Begin Records shown

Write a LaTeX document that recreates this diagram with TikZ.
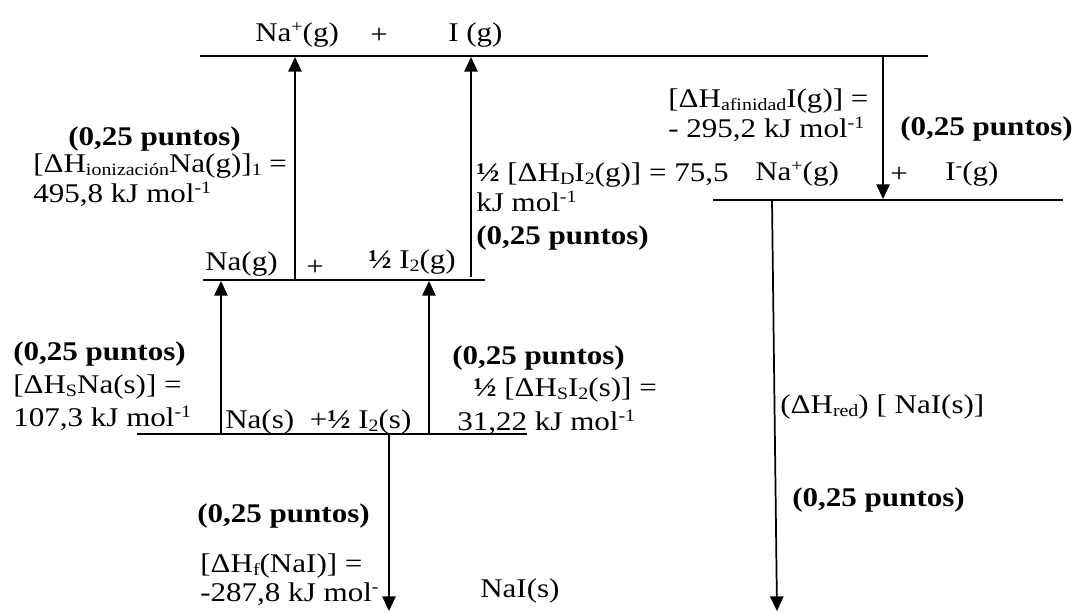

End Records shown
Begin Records shown

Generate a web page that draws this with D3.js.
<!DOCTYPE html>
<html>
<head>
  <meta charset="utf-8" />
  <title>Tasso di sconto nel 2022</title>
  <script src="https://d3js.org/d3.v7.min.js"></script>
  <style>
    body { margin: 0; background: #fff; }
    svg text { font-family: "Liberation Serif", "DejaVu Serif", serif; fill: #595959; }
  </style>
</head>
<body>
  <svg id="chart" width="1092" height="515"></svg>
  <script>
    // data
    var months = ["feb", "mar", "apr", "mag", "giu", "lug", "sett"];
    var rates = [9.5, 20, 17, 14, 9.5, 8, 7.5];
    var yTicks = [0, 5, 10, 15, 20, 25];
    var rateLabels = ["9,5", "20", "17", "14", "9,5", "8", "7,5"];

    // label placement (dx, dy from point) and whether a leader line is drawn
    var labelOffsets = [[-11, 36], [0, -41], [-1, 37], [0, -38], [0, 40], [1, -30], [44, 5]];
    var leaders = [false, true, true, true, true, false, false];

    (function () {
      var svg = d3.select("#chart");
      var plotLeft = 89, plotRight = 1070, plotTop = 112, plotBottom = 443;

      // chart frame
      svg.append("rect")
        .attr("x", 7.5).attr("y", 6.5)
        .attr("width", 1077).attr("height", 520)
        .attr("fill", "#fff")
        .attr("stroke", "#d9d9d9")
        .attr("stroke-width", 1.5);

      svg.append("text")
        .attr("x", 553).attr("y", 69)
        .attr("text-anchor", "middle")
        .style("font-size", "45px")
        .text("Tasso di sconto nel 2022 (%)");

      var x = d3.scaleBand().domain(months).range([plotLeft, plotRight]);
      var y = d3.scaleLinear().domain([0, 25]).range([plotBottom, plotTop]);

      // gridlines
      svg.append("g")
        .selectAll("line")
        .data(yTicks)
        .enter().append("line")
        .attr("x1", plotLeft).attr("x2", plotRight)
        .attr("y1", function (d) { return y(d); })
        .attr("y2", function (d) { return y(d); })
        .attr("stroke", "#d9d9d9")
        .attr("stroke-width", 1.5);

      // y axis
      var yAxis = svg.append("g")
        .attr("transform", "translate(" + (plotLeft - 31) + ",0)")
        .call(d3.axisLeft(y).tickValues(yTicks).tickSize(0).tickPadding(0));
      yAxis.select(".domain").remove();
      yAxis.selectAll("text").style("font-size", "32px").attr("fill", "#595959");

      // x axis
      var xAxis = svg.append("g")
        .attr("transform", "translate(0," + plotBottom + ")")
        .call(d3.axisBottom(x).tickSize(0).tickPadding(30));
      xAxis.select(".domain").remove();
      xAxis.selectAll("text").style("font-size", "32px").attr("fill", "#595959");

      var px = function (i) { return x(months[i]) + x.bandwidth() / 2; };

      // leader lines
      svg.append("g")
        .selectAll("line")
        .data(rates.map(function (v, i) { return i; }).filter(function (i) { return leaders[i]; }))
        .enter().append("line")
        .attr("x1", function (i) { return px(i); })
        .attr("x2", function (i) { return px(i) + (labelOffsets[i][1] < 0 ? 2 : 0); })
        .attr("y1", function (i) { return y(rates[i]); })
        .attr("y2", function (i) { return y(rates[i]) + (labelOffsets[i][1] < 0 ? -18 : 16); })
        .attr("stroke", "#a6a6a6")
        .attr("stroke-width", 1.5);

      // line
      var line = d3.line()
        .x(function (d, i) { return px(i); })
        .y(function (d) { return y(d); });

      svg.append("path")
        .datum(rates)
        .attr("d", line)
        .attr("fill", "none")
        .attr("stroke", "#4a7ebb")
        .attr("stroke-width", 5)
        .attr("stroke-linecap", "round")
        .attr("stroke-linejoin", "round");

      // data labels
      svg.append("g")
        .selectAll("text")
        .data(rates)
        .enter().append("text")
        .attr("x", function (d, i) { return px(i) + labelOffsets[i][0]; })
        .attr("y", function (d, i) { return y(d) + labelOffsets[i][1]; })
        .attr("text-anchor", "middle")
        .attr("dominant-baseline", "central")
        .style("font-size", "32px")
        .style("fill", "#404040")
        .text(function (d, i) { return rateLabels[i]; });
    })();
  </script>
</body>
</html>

End Records shown

§ **Required task**
Extract from the records above the lines from the one containing "Generate a web" to the one containing "d3.scaleLinear().domain([0, 25]).range([plotBottom, plotTop]);", both lines included, exactly as they appear and with nothing else.

§ **Expected answer**
Generate a web page that draws this with D3.js.
<!DOCTYPE html>
<html>
<head>
  <meta charset="utf-8" />
  <title>Tasso di sconto nel 2022</title>
  <script src="https://d3js.org/d3.v7.min.js"></script>
  <style>
    body { margin: 0; background: #fff; }
    svg text { font-family: "Liberation Serif", "DejaVu Serif", serif; fill: #595959; }
  </style>
</head>
<body>
  <svg id="chart" width="1092" height="515"></svg>
  <script>
    // data
    var months = ["feb", "mar", "apr", "mag", "giu", "lug", "sett"];
    var rates = [9.5, 20, 17, 14, 9.5, 8, 7.5];
    var yTicks = [0, 5, 10, 15, 20, 25];
    var rateLabels = ["9,5", "20", "17", "14", "9,5", "8", "7,5"];

    // label placement (dx, dy from point) and whether a leader line is drawn
    var labelOffsets = [[-11, 36], [0, -41], [-1, 37], [0, -38], [0, 40], [1, -30], [44, 5]];
    var leaders = [false, true, true, true, true, false, false];

    (function () {
      var svg = d3.select("#chart");
      var plotLeft = 89, plotRight = 1070, plotTop = 112, plotBottom = 443;

      // chart frame
      svg.append("rect")
        .attr("x", 7.5).attr("y", 6.5)
        .attr("width", 1077).attr("height", 520)
        .attr("fill", "#fff")
        .attr("stroke", "#d9d9d9")
        .attr("stroke-width", 1.5);

      svg.append("text")
        .attr("x", 553).attr("y", 69)
        .attr("text-anchor", "middle")
        .style("font-size", "45px")
        .text("Tasso di sconto nel 2022 (%)");

      var x = d3.scaleBand().domain(months).range([plotLeft, plotRight]);
      var y = d3.scaleLinear().domain([0, 25]).range([plotBottom, plotTop]);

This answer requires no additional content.